Parallel Tool Calls


ID	`parallel_tool_calls`
Category	Optimization
Features	None
Dependencies	None
Risk	Low

Controls the agent’s request-level preference for parallel (multiple per turn) tool calls, and whether the local tool scheduler runs a batch concurrently.

Most providers emit several tool calls in a single turn by default, and Everruns runs independent tool calls concurrently. This capability makes that behavior explicit and configurable: turn it up to actively request batching of independent reads and searches, or turn it down to force strictly one tool call at a time.

Tools

None — this capability only configures the outbound LLM request and the local tool scheduler.

How It Works

The capability resolves a mode into a request-level preference that threads through two places:

The LLM request. On providers that expose a wire control, the preference is sent on the request:
- OpenAI (Chat Completions and Responses), and the OpenAI-compatible MAI and Fireworks providers — the top-level parallel_tool_calls boolean.
- OpenRouter — forwarded on the Responses body; ignored by routed providers that do not support it.
- Anthropic — tool_choice.disable_parallel_tool_use (sent only when the request carries tools).
- Gemini and Bedrock have no equivalent request control, so nothing is sent.

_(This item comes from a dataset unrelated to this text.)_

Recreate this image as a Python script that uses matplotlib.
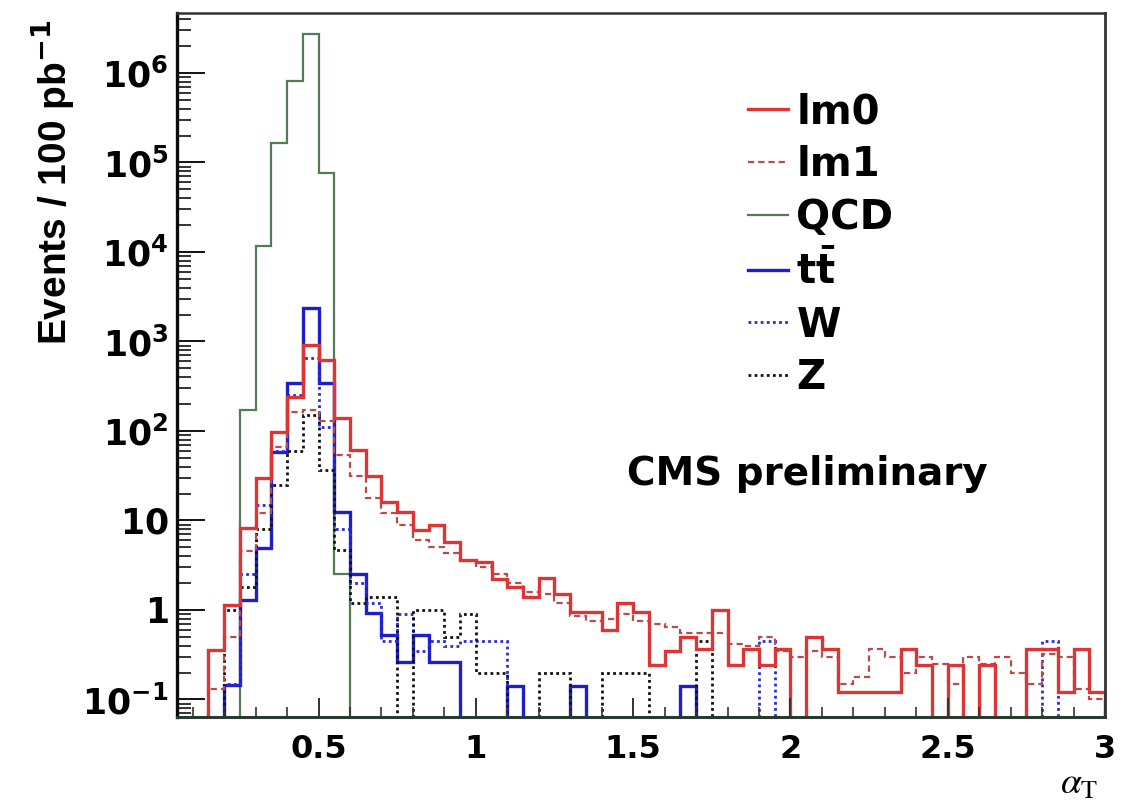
import numpy as np
import matplotlib
matplotlib.use("Agg")
import matplotlib.pyplot as plt
from matplotlib.lines import Line2D
from matplotlib.ticker import FixedLocator, NullFormatter

# ---------------- data (events per 0.05 bin of alpha_T) ----------------
bin_low = 0.05
bin_width = 0.05
n_bins = 59
alpha_t_edges = np.round(bin_low + bin_width * np.arange(n_bins + 1), 3)

lm0 = [0, 0, 0.36, 1.14, 8.3, 30, 97, 240, 910, 620,
       140, 61, 31, 16, 12.4, 7.8, 8.9, 5.8, 3.6, 3.4,
       2.2, 1.8, 1.4, 2.3, 1.5, 0.95, 0.95, 0.6, 1.2, 0.95,
       0.24, 0.35, 0.5, 0.37, 1.0, 0.24, 0.37, 0.24, 0.37, 0,
       0.5, 0.37, 0.12, 0.12, 0.12, 0.12, 0.37, 0.24, 0, 0.24,
       0, 0.24, 0, 0, 0.37, 0.37, 0.12, 0.37, 0.12]

lm1 = [0, 0, 0.13, 0.5, 4.5, 12, 66, 163, 170, 130,
       54, 31, 18, 12, 8.9, 6.0, 5.0, 4.3, 3.5, 3.0,
       2.5, 2.0, 1.6, 1.5, 1.2, 0.85, 0.75, 0.8, 0.9, 0.75,
       0.7, 0.65, 0.55, 0.55, 0.55, 0.42, 0.4, 0.5, 0.35, 0.3,
       0.35, 0.3, 0.15, 0.18, 0.37, 0.3, 0.2, 0.3, 0.25, 0.15,
       0.3, 0.25, 0.3, 0.2, 0.15, 0.32, 0.3, 0.13, 0.1]

qcd = [0, 0, 0, 0, 170, 11700, 1.65e5, 8.1e5, 2.7e6, 7.6e4,
       2.5, 0, 0, 0, 0, 0, 0, 0, 0, 0,
       0, 0, 0, 0, 0, 0, 0, 0, 0, 0,
       0, 0, 0, 0, 0, 0, 0, 0, 0, 0,
       0, 0, 0, 0, 0, 0, 0, 0, 0, 0,
       0, 0, 0, 0, 0, 0, 0, 0, 0]

ttbar = [0, 0, 0, 0.145, 1.3, 4.9, 58, 340, 2350, 340,
         12.4, 2.5, 0.93, 0.53, 0.26, 0.53, 0.26, 0.26, 0, 0,
         0, 0.14, 0, 0, 0, 0.14, 0, 0, 0, 0,
         0, 0, 0.14, 0, 0, 0, 0, 0, 0, 0,
         0, 0, 0, 0, 0, 0, 0, 0, 0, 0,
         0, 0, 0, 0, 0, 0, 0, 0, 0]

wjets = [0, 0, 0, 0.15, 2.5, 15, 60, 250, 650, 110,
         8, 2.0, 1.2, 0.45, 0.9, 0.35, 0.45, 0.4, 0.45, 0.45,
         0.45, 0, 0, 0, 0, 0, 0, 0, 0, 0,
         0, 0, 0, 0, 0, 0, 0, 0.45, 0, 0,
         0, 0, 0, 0, 0, 0, 0, 0, 0, 0,
         0, 0, 0, 0, 0, 0.45, 0, 0, 0]

zjets = [0, 0, 0, 1.0, 1.8, 8, 25, 60, 150, 37,
         4.7, 1.2, 1.4, 1.4, 0, 1.0, 1.0, 0.5, 0.9, 0.2,
         0.2, 0, 0, 0.2, 0.2, 0, 0, 0.2, 0.2, 0.2,
         0, 0, 0, 0.45, 0, 0, 0, 0, 0, 0,
         0, 0, 0, 0, 0, 0, 0, 0, 0, 0,
         0, 0, 0, 0, 0, 0, 0, 0, 0]

legend_labels = ["lm0", "lm1", "QCD", r"$\mathbf{t\bar{t}}$", "W", "Z"]
x_tick_values = [0.5, 1, 1.5, 2, 2.5, 3]
x_tick_labels = ["0.5", "1", "1.5", "2", "2.5", "3"]
y_tick_values = [1e-1, 1, 10, 1e2, 1e3, 1e4, 1e5, 1e6]
y_tick_labels = [r"$\mathbf{10^{-1}}$", r"$\mathbf{1}$", r"$\mathbf{10}$",
                 r"$\mathbf{10^{2}}$", r"$\mathbf{10^{3}}$", r"$\mathbf{10^{4}}$",
                 r"$\mathbf{10^{5}}$", r"$\mathbf{10^{6}}$"]

# ---------------- styles ----------------
c_lm0 = "#dd3535"
c_lm1 = "#b84c4c"
c_qcd = "#557a57"
c_tt = "#1e1ecc"
c_w = "#2a2ad8"
c_z = "#111111"

styles = {
    "lm0": dict(color=c_lm0, lw=2.4, ls="-"),
    "lm1": dict(color=c_lm1, lw=1.6, ls=(0, (2.8, 1.8))),
    "QCD": dict(color=c_qcd, lw=1.6, ls="-"),
    "tt": dict(color=c_tt, lw=2.4, ls="-"),
    "W": dict(color=c_w, lw=2.0, ls=(0, (1, 1.2))),
    "Z": dict(color=c_z, lw=2.0, ls=(0, (1, 1.2))),
}

W_PX, H_PX = 1135, 808
fig = plt.figure(figsize=(W_PX / 100, H_PX / 100), dpi=100)
fig.patch.set_facecolor("white")

ax_l, ax_r, ax_t, ax_b = 177, 1105, 13, 717
ax = fig.add_axes([ax_l / W_PX, 1 - ax_b / H_PX, (ax_r - ax_l) / W_PX, (ax_b - ax_t) / H_PX])
ax.set_yscale("log", nonpositive="clip")

series = [("QCD", qcd), ("tt", ttbar), ("W", wjets), ("Z", zjets), ("lm1", lm1), ("lm0", lm0)]
for name, vals in series:
    st = styles[name]
    ax.stairs(np.asarray(vals, dtype=float), alpha_t_edges, baseline=1e-6, fill=False,
              color=st["color"], linewidth=st["lw"], linestyle=st["ls"])

ax.set_xlim(alpha_t_edges[0], alpha_t_edges[-1])
ax.set_ylim(10 ** -1.196, 10 ** 6.67)

# ticks
ax.xaxis.set_major_locator(FixedLocator(x_tick_values))
ax.set_xticklabels(x_tick_labels)
ax.xaxis.set_minor_locator(FixedLocator(np.round(np.arange(0.1, 3.0, 0.1), 2)))
ax.yaxis.set_major_locator(FixedLocator(y_tick_values))
ax.set_yticklabels(y_tick_labels)
minor_y = [m * 10.0 ** e for e in range(-2, 7) for m in range(2, 10)]
ax.yaxis.set_minor_locator(FixedLocator(minor_y))
ax.yaxis.set_minor_formatter(NullFormatter())

ax.tick_params(axis="x", which="major", direction="in", length=14, width=1.4, pad=12,
               labelsize=23, top=False, color="#333333")
ax.tick_params(axis="x", which="minor", direction="in", length=7, width=1.2, top=False, color="#333333")
ax.tick_params(axis="y", which="major", direction="in", length=20, width=1.4, pad=6,
               labelsize=25, right=False, color="#111111")
ax.tick_params(axis="y", which="minor", direction="in", length=10, width=1.2, right=False, color="#111111")
for lab in ax.get_xticklabels():
    lab.set_fontweight("bold")
    lab.set_family("DejaVu Sans")

ax.spines["left"].set_linewidth(2.4)
ax.spines["left"].set_color("#0a0a0a")
ax.spines["bottom"].set_linewidth(2.2)
ax.spines["bottom"].set_color("#2b3a2e")
ax.spines["top"].set_linewidth(1.8)
ax.spines["top"].set_color("#333333")
ax.spines["right"].set_linewidth(2.0)
ax.spines["right"].set_color("#333333")

# legend
handles = []
for name in ["lm0", "lm1", "QCD", "tt", "W", "Z"]:
    st = styles[name]
    handles.append(Line2D([], [], color=st["color"], lw=st["lw"], ls=st["ls"]))
leg = ax.legend(handles, legend_labels, loc="upper left",
                bbox_to_anchor=(748 / W_PX, 1 - 92 / H_PX), bbox_transform=fig.transFigure,
                frameon=False, borderpad=0, borderaxespad=0, handlelength=1.0,
                handletextpad=0.2, labelspacing=0.32,
                prop=dict(family="DejaVu Sans", weight="bold", size=29))

fig.text(627 / W_PX, 1 - 485 / H_PX, "CMS preliminary", fontsize=28, fontweight="bold",
         family="DejaVu Sans", ha="left", va="baseline")

fig.text(53 / W_PX, 1 - 20 / H_PX, r"Events / 100 pb$^{\mathbf{-1}}$", rotation=90,
         ha="center", va="top", fontsize=28, fontweight="bold", family="Liberation Sans")

fig.text(1098 / W_PX, 1 - 802 / H_PX, r"$\alpha_{\mathrm{T}}$", ha="right", va="bottom",
         fontsize=27, math_fontfamily="stix")

fig.savefig("out.png", dpi=100, facecolor="white")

The local scheduler (below) still honors the preference.
The local tool scheduler. avoid forces the scheduler to run the turn’s tool calls strictly sequentially. This applies to every provider, so avoid is honored even where there is no wire control.

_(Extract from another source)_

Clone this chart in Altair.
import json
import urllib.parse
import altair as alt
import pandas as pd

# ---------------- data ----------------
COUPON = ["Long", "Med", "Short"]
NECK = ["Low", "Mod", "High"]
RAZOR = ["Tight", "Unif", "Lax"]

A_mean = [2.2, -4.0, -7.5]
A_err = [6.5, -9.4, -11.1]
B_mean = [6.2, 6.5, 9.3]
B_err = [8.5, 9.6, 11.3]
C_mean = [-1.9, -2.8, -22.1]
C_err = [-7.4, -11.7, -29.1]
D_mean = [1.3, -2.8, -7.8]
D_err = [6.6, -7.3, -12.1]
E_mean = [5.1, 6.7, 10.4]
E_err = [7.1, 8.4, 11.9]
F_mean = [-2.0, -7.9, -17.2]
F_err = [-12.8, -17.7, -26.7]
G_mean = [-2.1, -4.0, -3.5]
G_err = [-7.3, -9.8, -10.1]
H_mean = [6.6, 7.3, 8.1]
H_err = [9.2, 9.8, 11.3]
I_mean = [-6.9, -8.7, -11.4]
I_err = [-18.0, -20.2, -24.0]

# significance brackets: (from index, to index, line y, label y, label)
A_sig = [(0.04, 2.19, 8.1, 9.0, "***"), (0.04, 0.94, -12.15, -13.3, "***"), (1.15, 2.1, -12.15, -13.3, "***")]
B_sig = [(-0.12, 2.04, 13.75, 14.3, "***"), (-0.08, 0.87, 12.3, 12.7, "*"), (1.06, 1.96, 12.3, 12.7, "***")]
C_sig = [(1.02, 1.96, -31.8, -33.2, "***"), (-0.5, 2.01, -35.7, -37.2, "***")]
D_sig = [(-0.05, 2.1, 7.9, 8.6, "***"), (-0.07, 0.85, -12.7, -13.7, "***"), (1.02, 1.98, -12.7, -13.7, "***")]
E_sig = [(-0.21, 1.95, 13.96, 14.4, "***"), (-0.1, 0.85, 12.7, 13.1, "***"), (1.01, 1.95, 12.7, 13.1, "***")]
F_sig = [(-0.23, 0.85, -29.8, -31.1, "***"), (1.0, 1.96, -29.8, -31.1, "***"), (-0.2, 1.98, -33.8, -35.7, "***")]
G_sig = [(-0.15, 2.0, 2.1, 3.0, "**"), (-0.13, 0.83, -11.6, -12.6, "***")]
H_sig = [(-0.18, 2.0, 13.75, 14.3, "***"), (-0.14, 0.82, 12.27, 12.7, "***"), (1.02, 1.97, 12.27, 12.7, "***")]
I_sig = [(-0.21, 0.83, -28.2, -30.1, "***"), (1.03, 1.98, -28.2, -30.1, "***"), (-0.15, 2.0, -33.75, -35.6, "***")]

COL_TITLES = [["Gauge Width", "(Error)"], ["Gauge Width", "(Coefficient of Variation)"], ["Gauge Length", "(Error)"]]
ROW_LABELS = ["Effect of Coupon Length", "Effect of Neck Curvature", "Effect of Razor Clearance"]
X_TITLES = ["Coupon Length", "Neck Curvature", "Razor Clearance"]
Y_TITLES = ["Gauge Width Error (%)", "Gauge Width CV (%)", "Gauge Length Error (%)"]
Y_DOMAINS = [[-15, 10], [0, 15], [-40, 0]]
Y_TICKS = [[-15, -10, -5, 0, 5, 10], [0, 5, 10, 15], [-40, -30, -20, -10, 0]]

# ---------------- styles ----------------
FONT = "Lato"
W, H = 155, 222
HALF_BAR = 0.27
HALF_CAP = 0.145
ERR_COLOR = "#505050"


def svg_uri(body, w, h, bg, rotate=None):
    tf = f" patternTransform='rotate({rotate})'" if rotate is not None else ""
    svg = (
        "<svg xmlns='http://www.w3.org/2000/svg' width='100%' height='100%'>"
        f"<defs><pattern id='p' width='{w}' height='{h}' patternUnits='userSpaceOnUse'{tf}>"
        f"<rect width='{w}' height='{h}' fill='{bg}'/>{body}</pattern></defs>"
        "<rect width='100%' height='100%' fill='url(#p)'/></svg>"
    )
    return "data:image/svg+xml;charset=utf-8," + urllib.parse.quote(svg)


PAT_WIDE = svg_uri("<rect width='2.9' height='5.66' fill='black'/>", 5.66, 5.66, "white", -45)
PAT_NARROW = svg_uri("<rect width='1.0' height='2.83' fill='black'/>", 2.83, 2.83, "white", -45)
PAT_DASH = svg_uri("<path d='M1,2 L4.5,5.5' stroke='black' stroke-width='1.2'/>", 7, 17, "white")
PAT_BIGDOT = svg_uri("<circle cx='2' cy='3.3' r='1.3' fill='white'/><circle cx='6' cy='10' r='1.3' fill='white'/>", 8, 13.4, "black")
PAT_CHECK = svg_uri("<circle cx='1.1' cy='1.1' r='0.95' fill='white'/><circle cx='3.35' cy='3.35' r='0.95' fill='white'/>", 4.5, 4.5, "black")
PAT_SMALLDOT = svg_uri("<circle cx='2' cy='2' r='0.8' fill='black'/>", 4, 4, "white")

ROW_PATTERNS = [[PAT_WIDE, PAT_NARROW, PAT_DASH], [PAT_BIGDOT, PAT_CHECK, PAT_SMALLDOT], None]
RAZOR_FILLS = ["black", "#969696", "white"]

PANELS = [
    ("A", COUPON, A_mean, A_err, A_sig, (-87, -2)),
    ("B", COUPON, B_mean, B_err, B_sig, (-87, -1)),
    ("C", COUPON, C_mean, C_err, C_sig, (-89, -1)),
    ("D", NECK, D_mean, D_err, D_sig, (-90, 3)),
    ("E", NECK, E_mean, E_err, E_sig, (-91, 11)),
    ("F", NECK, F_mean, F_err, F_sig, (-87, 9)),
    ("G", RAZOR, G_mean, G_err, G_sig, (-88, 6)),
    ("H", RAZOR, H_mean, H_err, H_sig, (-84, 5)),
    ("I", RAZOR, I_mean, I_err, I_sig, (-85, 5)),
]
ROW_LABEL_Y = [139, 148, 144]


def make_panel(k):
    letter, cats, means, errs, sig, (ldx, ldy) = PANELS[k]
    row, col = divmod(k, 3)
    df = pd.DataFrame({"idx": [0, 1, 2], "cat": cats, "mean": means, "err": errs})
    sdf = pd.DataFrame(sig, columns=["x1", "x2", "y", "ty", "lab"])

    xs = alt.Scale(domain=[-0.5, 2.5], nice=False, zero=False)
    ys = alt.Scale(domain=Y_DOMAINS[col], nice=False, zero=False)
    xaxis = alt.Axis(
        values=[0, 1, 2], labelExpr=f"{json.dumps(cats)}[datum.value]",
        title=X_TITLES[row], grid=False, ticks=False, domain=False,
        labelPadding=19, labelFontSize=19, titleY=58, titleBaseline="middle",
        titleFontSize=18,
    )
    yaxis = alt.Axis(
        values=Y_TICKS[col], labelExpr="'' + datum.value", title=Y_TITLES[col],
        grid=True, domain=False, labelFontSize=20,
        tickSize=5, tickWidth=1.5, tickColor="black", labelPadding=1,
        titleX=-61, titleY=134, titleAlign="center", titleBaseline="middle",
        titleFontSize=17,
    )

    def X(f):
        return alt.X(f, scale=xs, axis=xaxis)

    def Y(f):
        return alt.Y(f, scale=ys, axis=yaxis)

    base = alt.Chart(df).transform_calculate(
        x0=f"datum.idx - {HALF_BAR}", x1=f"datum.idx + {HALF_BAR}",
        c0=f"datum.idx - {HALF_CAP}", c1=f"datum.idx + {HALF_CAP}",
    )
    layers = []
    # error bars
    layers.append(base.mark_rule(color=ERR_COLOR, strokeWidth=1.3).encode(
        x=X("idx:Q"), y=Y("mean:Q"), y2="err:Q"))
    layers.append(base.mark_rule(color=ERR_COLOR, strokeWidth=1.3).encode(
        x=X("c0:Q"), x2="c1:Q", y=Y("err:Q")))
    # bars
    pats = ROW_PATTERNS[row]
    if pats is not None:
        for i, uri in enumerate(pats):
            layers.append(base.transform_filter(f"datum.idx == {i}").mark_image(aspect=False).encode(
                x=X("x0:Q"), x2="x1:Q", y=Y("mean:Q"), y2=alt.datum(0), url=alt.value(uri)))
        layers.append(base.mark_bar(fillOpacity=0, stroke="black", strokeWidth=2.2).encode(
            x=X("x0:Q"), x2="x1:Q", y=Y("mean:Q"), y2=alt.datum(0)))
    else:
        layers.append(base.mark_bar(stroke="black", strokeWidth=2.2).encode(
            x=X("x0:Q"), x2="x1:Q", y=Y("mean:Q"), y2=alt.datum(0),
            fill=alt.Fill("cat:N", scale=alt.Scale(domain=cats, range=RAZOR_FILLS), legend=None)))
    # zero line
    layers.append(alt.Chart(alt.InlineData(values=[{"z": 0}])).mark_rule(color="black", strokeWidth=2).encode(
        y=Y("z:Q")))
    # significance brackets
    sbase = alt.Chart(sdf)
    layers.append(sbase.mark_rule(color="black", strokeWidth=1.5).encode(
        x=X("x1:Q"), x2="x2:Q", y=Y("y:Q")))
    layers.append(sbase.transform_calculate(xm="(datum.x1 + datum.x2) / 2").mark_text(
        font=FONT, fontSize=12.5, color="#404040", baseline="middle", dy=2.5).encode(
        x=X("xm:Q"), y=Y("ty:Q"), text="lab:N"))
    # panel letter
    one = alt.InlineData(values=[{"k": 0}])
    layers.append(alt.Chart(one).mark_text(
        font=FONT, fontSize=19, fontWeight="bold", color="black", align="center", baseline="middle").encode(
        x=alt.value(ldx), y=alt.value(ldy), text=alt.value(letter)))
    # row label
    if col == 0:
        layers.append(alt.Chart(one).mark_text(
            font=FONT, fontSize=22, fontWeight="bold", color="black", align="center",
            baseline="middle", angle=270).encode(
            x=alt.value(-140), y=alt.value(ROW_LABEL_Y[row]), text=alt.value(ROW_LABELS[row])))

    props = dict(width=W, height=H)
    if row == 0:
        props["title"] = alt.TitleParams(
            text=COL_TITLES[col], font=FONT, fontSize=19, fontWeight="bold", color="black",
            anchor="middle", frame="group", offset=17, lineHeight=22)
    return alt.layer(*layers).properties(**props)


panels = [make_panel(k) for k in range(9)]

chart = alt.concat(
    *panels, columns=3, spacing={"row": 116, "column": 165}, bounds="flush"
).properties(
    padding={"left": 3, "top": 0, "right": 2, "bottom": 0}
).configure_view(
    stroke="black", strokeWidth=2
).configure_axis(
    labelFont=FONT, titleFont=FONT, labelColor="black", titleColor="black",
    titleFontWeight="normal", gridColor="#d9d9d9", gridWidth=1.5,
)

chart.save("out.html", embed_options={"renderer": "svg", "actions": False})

Whether the preference is sent on the wire is gated per provider/model: a driver that cannot express it omits the field rather than risking an API error.

Config

{
  "capabilities": [
    {
      "ref": "parallel_tool_calls",
      "config": { "mode": "prefer" }
    }
  ]
}

Modes

Mode	Provider request	Local scheduler
`prefer` (default)	Request parallel tool calls where supported	Concurrent (class-aware, the default)
`avoid`	Ask for one tool call per turn where supported	Serialized
`none`	Omit — provider default	Concurrent (class-aware, the default)

When the capability is enabled without an explicit mode, the default is prefer. none is equivalent to not enabling the capability; it is useful to neutralize a preference inherited from a parent harness.

The Generic harness and the built-in coding harnesses enable this capability with mode: "prefer" by default.

Precedence

An explicit parallel_tool_calls field set directly on a harness, agent, or session is a lower-level escape hatch and takes precedence over this capability.

When To Use

prefer — workloads that issue many independent reads or searches per turn benefit from batching (faster turns, fewer round-trips).
avoid — when tool calls must be observed and applied one at a time, or when a model produces lower-quality parallel batches for your workload.

Limitations

Provider gating. prefer only changes the wire request on providers with a control for it (OpenAI/Anthropic families). Elsewhere providers already parallelize by default, so prefer is a no-op on the wire.
Durable mode. A harness/agent-level mode other than the default (prefer) is applied with full fidelity in the in-process runtime; in durable worker mode, harness/agent capability config falls back to the default — set the mode at the session level, or use the explicit parallel_tool_calls field, to override durably. (This matches other config-bearing capabilities.)